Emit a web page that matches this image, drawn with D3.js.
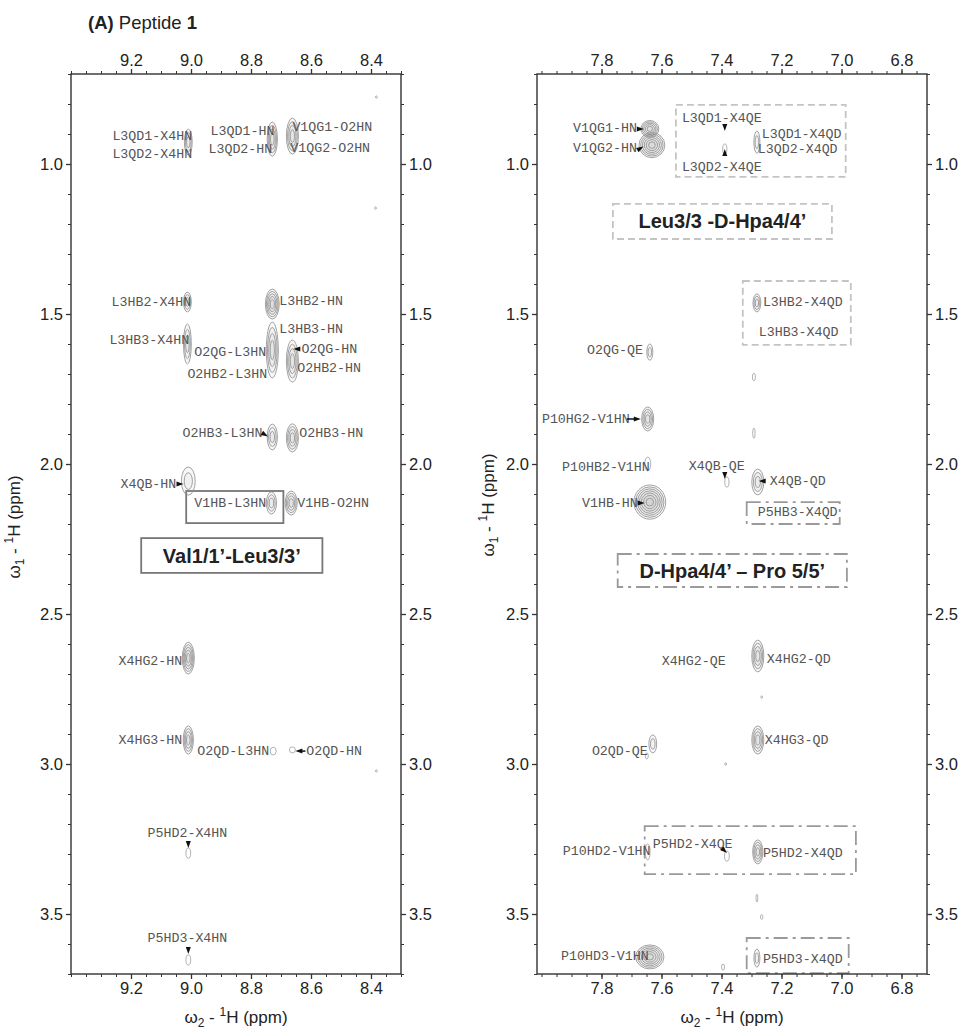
<!DOCTYPE html>
<html>
<head>
<meta charset="utf-8">
<script src="https://cdn.jsdelivr.net/npm/d3@7"></script>
<style>
  body { margin: 0; background: #fff; }
  svg { display: block; }
  .lbl { font-family: "Liberation Mono", monospace; font-size: 13.3px; fill: #555; }
  .tick text { font-family: "Liberation Sans", Arial, sans-serif; font-size: 16.5px; fill: #222; }
  .tick line { stroke: #333; }
  .ttl { font-family: "Liberation Sans", Arial, sans-serif; font-size: 17px; fill: #222; }
  .boxtxt { font-family: "Liberation Sans", Arial, sans-serif; font-size: 20px; font-weight: bold; fill: #222; }
</style>
</head>
<body>
<div id="chart"></div>
<script>
// tick values (ppm)
var leftXTicks = [9.2, 9.0, 8.8, 8.6, 8.4];
var rightXTicks = [7.8, 7.6, 7.4, 7.2, 7.0, 6.8];
var yTicks = [1.0, 1.5, 2.0, 2.5, 3.0, 3.5];

// cross peaks: [w2, w1, half width w2, half width w1, contour levels]
var leftPeaks = [
  [9.009, 0.927, 0.013, 0.043, 3],
  [8.729, 0.917, 0.017, 0.057, 4],
  [8.662, 0.907, 0.020, 0.060, 4],
  [8.382, 0.777, 0.003, 0.004, 1],
  [8.385, 1.147, 0.003, 0.004, 1],
  [9.012, 1.460, 0.013, 0.033, 3],
  [8.729, 1.467, 0.023, 0.050, 5],
  [9.012, 1.600, 0.013, 0.067, 3],
  [8.729, 1.620, 0.020, 0.093, 4],
  [8.662, 1.657, 0.020, 0.070, 4],
  [8.729, 1.910, 0.017, 0.043, 3],
  [8.662, 1.913, 0.020, 0.047, 4],
  [9.009, 2.057, 0.023, 0.047, 2],
  [8.732, 2.130, 0.017, 0.037, 3],
  [8.666, 2.130, 0.020, 0.040, 4],
  [9.009, 2.647, 0.020, 0.053, 5],
  [9.009, 2.920, 0.017, 0.047, 4],
  [8.726, 2.957, 0.010, 0.013, 1],
  [8.662, 2.953, 0.010, 0.010, 1],
  [8.382, 3.023, 0.003, 0.004, 1],
  [9.009, 3.297, 0.008, 0.017, 1],
  [9.009, 3.653, 0.008, 0.017, 1]
];

var rightPeaks = [
  [7.639, 0.883, 0.030, 0.028, 5],
  [7.632, 0.937, 0.043, 0.042, 6],
  [7.389, 0.950, 0.007, 0.017, 1],
  [7.282, 0.927, 0.010, 0.037, 2],
  [7.282, 1.463, 0.013, 0.030, 3],
  [7.639, 1.627, 0.010, 0.027, 2],
  [7.292, 1.710, 0.005, 0.013, 1],
  [7.646, 1.850, 0.020, 0.040, 4],
  [7.292, 1.897, 0.004, 0.017, 1],
  [7.646, 2.000, 0.010, 0.023, 1],
  [7.382, 2.060, 0.007, 0.017, 1],
  [7.279, 2.060, 0.020, 0.043, 3],
  [7.639, 2.127, 0.053, 0.057, 7],
  [7.279, 2.640, 0.020, 0.053, 4],
  [7.279, 2.920, 0.020, 0.047, 4],
  [7.266, 2.777, 0.003, 0.004, 1],
  [7.386, 3.000, 0.003, 0.004, 1],
  [7.629, 2.933, 0.013, 0.030, 2],
  [7.649, 2.973, 0.005, 0.010, 1],
  [7.646, 3.293, 0.008, 0.027, 1],
  [7.382, 3.307, 0.008, 0.017, 1],
  [7.279, 3.293, 0.017, 0.040, 4],
  [7.282, 3.447, 0.003, 0.013, 1],
  [7.266, 3.510, 0.004, 0.008, 1],
  [7.282, 3.647, 0.010, 0.030, 2],
  [7.639, 3.643, 0.047, 0.040, 6],
  [7.395, 3.677, 0.005, 0.010, 1]
];

// assignments: [text, w2, w1, anchor]
var leftLabels = [
  ["L3QD1-X4HN", 8.996, 0.907, "end"],
  ["L3QD2-X4HN", 8.996, 0.967, "end"],
  ["L3QD1-HN", 8.722, 0.890, "end"],
  ["L3QD2-HN", 8.729, 0.950, "end"],
  ["V1QG1-O2HN", 8.662, 0.877, "start"],
  ["V1QG2-O2HN", 8.669, 0.947, "start"],
  ["L3HB2-X4HN", 8.999, 1.460, "end"],
  ["L3HB2-HN", 8.706, 1.457, "start"],
  ["L3HB3-X4HN", 9.006, 1.587, "end"],
  ["L3HB3-HN", 8.706, 1.550, "start"],
  ["O2QG-L3HN", 8.989, 1.627, "start"],
  ["O2HB2-L3HN", 9.012, 1.700, "start"],
  ["O2QG-HN", 8.632, 1.617, "start"],
  ["O2HB2-HN", 8.646, 1.680, "start"],
  ["O2HB3-L3HN", 8.762, 1.897, "end"],
  ["O2HB3-HN", 8.639, 1.897, "start"],
  ["X4QB-HN", 9.049, 2.067, "end"],
  ["V1HB-L3HN", 8.989, 2.133, "start"],
  ["V1HB-O2HN", 8.646, 2.133, "start"],
  ["X4HG2-HN", 9.029, 2.657, "end"],
  ["X4HG3-HN", 9.029, 2.923, "end"],
  ["O2QD-L3HN", 8.979, 2.957, "start"],
  ["O2QD-HN", 8.616, 2.957, "start"],
  ["P5HD2-X4HN", 9.012, 3.233, "middle"],
  ["P5HD3-X4HN", 9.012, 3.583, "middle"]
];

var rightLabels = [
  ["V1QG1-HN", 7.682, 0.883, "end"],
  ["V1QG2-HN", 7.682, 0.947, "end"],
  ["L3QD1-X4QE", 7.532, 0.847, "start"],
  ["L3QD2-X4QE", 7.532, 1.010, "start"],
  ["L3QD1-X4QD", 7.266, 0.903, "start"],
  ["L3QD2-X4QD", 7.279, 0.953, "start"],
  ["L3HB2-X4QD", 7.262, 1.460, "start"],
  ["L3HB3-X4QD", 7.276, 1.563, "start"],
  ["O2QG-QE", 7.662, 1.620, "end"],
  ["P10HG2-V1HN", 7.706, 1.850, "end"],
  ["P10HB2-V1HN", 7.639, 2.013, "end"],
  ["X4QB-QE", 7.509, 2.007, "start"],
  ["X4QB-QD", 7.239, 2.057, "start"],
  ["V1HB-HN", 7.679, 2.130, "end"],
  ["P5HB3-X4QD", 7.279, 2.160, "start"],
  ["X4HG2-QE", 7.599, 2.657, "start"],
  ["X4HG2-QD", 7.249, 2.653, "start"],
  ["X4HG3-QD", 7.256, 2.920, "start"],
  ["O2QD-QE", 7.832, 2.957, "start"],
  ["P10HD2-V1HN", 7.929, 3.293, "start"],
  ["P5HD2-X4QE", 7.629, 3.267, "start"],
  ["P5HD2-X4QD", 7.262, 3.297, "start"],
  ["P5HD3-X4QD", 7.262, 3.650, "start"],
  ["P10HD3-V1HN", 7.935, 3.643, "start"]
];

// pointer arrows: [w2, w1, direction in degrees, tail length]
var leftArrows = [
  [8.649, 1.617, 180, 0],
  [8.752, 1.903, 30, 0],
  [9.035, 2.067, 0, 0],
  [8.642, 2.957, 180, 4],
  [9.009, 3.270, 90, 0],
  [9.009, 3.623, 90, 0]
];
var rightArrows = [
  [7.669, 0.883, 0, 0],
  [7.669, 0.947, -30, 0],
  [7.389, 0.880, 90, 0],
  [7.389, 0.960, -90, 0],
  [7.679, 1.850, 0, 8],
  [7.389, 2.040, 90, 0],
  [7.266, 2.057, 180, 0],
  [7.666, 2.130, 0, 0],
  [7.389, 3.290, 45, 0]
];

// highlighted regions: [w2 from, w2 to, w1 from, w1 to, line kind, caption]
var leftBoxes = [
  [9.016, 8.692, 2.090, 2.197, "solid", ""],
  [9.166, 8.562, 2.247, 2.363, "solid", "Val1/1\u2019-Leu3/3\u2019"]
];
var rightBoxes = [
  [7.552, 6.986, 0.803, 1.043, "dash", ""],
  [7.762, 7.032, 1.133, 1.250, "dash", "Leu3/3 -D-Hpa4/4\u2019"],
  [7.329, 6.969, 1.390, 1.603, "dash", ""],
  [7.316, 7.006, 2.127, 2.200, "dashdot", ""],
  [7.746, 6.982, 2.300, 2.410, "dashdot", "D-Hpa4/4\u2019 \u2013 Pro 5/5\u2019"],
  [7.656, 6.952, 3.207, 3.367, "dashdot", ""],
  [7.316, 6.976, 3.580, 3.697, "dashdot", ""]
];

var width = 961, height = 1030;
var plotTop = 74, plotBottom = 974;

var svg = d3.select("#chart").append("svg")
  .attr("width", width)
  .attr("height", height);

svg.append("text").attr("class", "ttl").attr("x", 88).attr("y", 29)
  .style("font-size", "18.5px")
  .call(function(t){
    t.append("tspan").style("font-weight", "bold").text("(A)");
    t.append("tspan").text(" Peptide ");
    t.append("tspan").style("font-weight", "bold").text("1");
  });

var panels = [
  {x0: 71, x1: 401, dom: [9.40, 8.30], ticks: leftXTicks, peaks: leftPeaks, labels: leftLabels, arrows: leftArrows, boxes: leftBoxes, ytitle: 14, yMid: 527},
  {x0: 537, x1: 927, dom: [8.015, 6.715], ticks: rightXTicks, peaks: rightPeaks, labels: rightLabels, arrows: rightArrows, boxes: rightBoxes, ytitle: 488, yMid: 505}
];

var y = d3.scaleLinear().domain([0.7, 3.7]).range([plotTop, plotBottom]);

panels.forEach(function(p){
  var x = d3.scaleLinear().domain(p.dom).range([p.x0, p.x1]);
  var g = svg.append("g");

  // boxes
  var dashes = {solid: null, dash: "7,4", dashdot: "14,5,3,5"};
  var colors = {solid: "#777", dash: "#c4c4c4", dashdot: "#9a9a9a"};
  p.boxes.forEach(function(b){
    g.append("rect")
      .attr("x", x(b[0])).attr("y", y(b[2]))
      .attr("width", x(b[1]) - x(b[0])).attr("height", y(b[3]) - y(b[2]))
      .attr("fill", "none")
      .attr("stroke", colors[b[4]])
      .attr("stroke-width", 1.8)
      .attr("stroke-dasharray", dashes[b[4]]);
    if (b[5]) {
      g.append("text").attr("class", "boxtxt")
        .attr("x", (x(b[0]) + x(b[1])) / 2)
        .attr("y", (y(b[2]) + y(b[3])) / 2)
        .attr("text-anchor", "middle")
        .attr("dominant-baseline", "central")
        .text(b[5]);
    }
  });

  // contours
  p.peaks.forEach(function(pk){
    var cx = x(pk[0]), cy = y(pk[1]);
    var rx = Math.abs(x(pk[0] + pk[2]) - cx), ry = y(pk[1] + pk[3]) - cy;
    var n = pk[4];
    var ring = d3.range(n).map(function(k){ return Math.pow((n - k) / n, 0.75); });
    g.selectAll(null).data(ring).enter().append("ellipse")
      .attr("cx", cx).attr("cy", cy)
      .attr("rx", function(f){ return Math.max(rx * f, 0.8); })
      .attr("ry", function(f){ return Math.max(ry * f, 0.8); })
      .attr("fill", "#999")
      .attr("fill-opacity", n > 1 ? 0.07 : 0)
      .attr("stroke", n > 1 ? "#8c8c8c" : "#a0a0a0")
      .attr("stroke-width", 0.8);
  });

  // labels
  g.selectAll(null).data(p.labels).enter().append("text")
    .attr("class", "lbl")
    .attr("x", function(d){ return x(d[1]); })
    .attr("y", function(d){ return y(d[2]); })
    .attr("text-anchor", function(d){ return d[3]; })
    .attr("dominant-baseline", "central")
    .text(function(d){ return d[0]; });

  // arrows
  p.arrows.forEach(function(a){
    var ax = x(a[0]), ay = y(a[1]);
    var ag = g.append("g").attr("transform", "translate(" + ax + "," + ay + ") rotate(" + a[2] + ")");
    if (a[3]) ag.append("line").attr("x1", -a[3] - 3).attr("x2", 0).attr("stroke", "#111").attr("stroke-width", 1.5);
    ag.append("path").attr("d", "M3,0L-4,-2.5L-4,2.5Z").attr("fill", "#111");
  });

  // frame
  g.append("rect")
    .attr("x", p.x0).attr("y", plotTop)
    .attr("width", p.x1 - p.x0).attr("height", plotBottom - plotTop)
    .attr("fill", "none").attr("stroke", "#333").attr("stroke-width", 1.4);

  var xMinor = d3.range(Math.ceil(p.dom[1] * 20), Math.floor(p.dom[0] * 20) + 1).map(function(v){ return v / 20; });
  var yMinor = d3.range(7, 38).map(function(v){ return v / 10; });
  var fmt = d3.format(".1f");

  function addAxis(axisFn, scale, major, minor, tr) {
    g.append("g").attr("transform", tr)
      .call(axisFn(scale).tickValues(minor).tickSize(3).tickFormat(""))
      .call(function(s){ s.select(".domain").remove(); });
    g.append("g").attr("transform", tr)
      .call(axisFn(scale).tickValues(major).tickSize(5).tickPadding(3).tickFormat(fmt))
      .call(function(s){ s.select(".domain").remove(); s.selectAll("line").attr("stroke-width", 1.3); });
  }
  addAxis(d3.axisTop, x, p.ticks, xMinor, "translate(0," + plotTop + ")");
  addAxis(d3.axisBottom, x, p.ticks, xMinor, "translate(0," + plotBottom + ")");
  addAxis(d3.axisLeft, y, yTicks, yMinor, "translate(" + p.x0 + ",0)");
  addAxis(d3.axisRight, y, yTicks, yMinor, "translate(" + p.x1 + ",0)");

  // axis titles
  var xt = g.append("text").attr("class", "ttl")
    .attr("x", (p.x0 + p.x1) / 2).attr("y", 1023).attr("text-anchor", "middle");
  xt.append("tspan").text("\u03c9");
  xt.append("tspan").attr("dy", 4).style("font-size", "12px").text("2");
  xt.append("tspan").attr("dy", -4).text(" - ");
  xt.append("tspan").attr("dy", -7).style("font-size", "12px").text("1");
  xt.append("tspan").attr("dy", 7).text("H  (ppm)");

  var yt = g.append("text").attr("class", "ttl")
    .attr("transform", "translate(" + (p.ytitle + 6) + "," + p.yMid + ") rotate(-90)")
    .attr("text-anchor", "middle");
  yt.append("tspan").text("\u03c9");
  yt.append("tspan").attr("dy", 4).style("font-size", "12px").text("1");
  yt.append("tspan").attr("dy", -4).text(" - ");
  yt.append("tspan").attr("dy", -7).style("font-size", "12px").text("1");
  yt.append("tspan").attr("dy", 7).text("H  (ppm)");
});
</script>
</body>
</html>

- [What you will do] Starting at the top of the listing above, please restate word for word each line up to and including the one that holds "var yTicks = [1.0, 1.5, 2.0, 2.5, 3.0, 3.5];", omitting every image.

- [The reply]
Emit a web page that matches this image, drawn with D3.js.
<!DOCTYPE html>
<html>
<head>
<meta charset="utf-8">
<script src="https://cdn.jsdelivr.net/npm/d3@7"></script>
<style>
  body { margin: 0; background: #fff; }
  svg { display: block; }
  .lbl { font-family: "Liberation Mono", monospace; font-size: 13.3px; fill: #555; }
  .tick text { font-family: "Liberation Sans", Arial, sans-serif; font-size: 16.5px; fill: #222; }
  .tick line { stroke: #333; }
  .ttl { font-family: "Liberation Sans", Arial, sans-serif; font-size: 17px; fill: #222; }
  .boxtxt { font-family: "Liberation Sans", Arial, sans-serif; font-size: 20px; font-weight: bold; fill: #222; }
</style>
</head>
<body>
<div id="chart"></div>
<script>
// tick values (ppm)
var leftXTicks = [9.2, 9.0, 8.8, 8.6, 8.4];
var rightXTicks = [7.8, 7.6, 7.4, 7.2, 7.0, 6.8];
var yTicks = [1.0, 1.5, 2.0, 2.5, 3.0, 3.5];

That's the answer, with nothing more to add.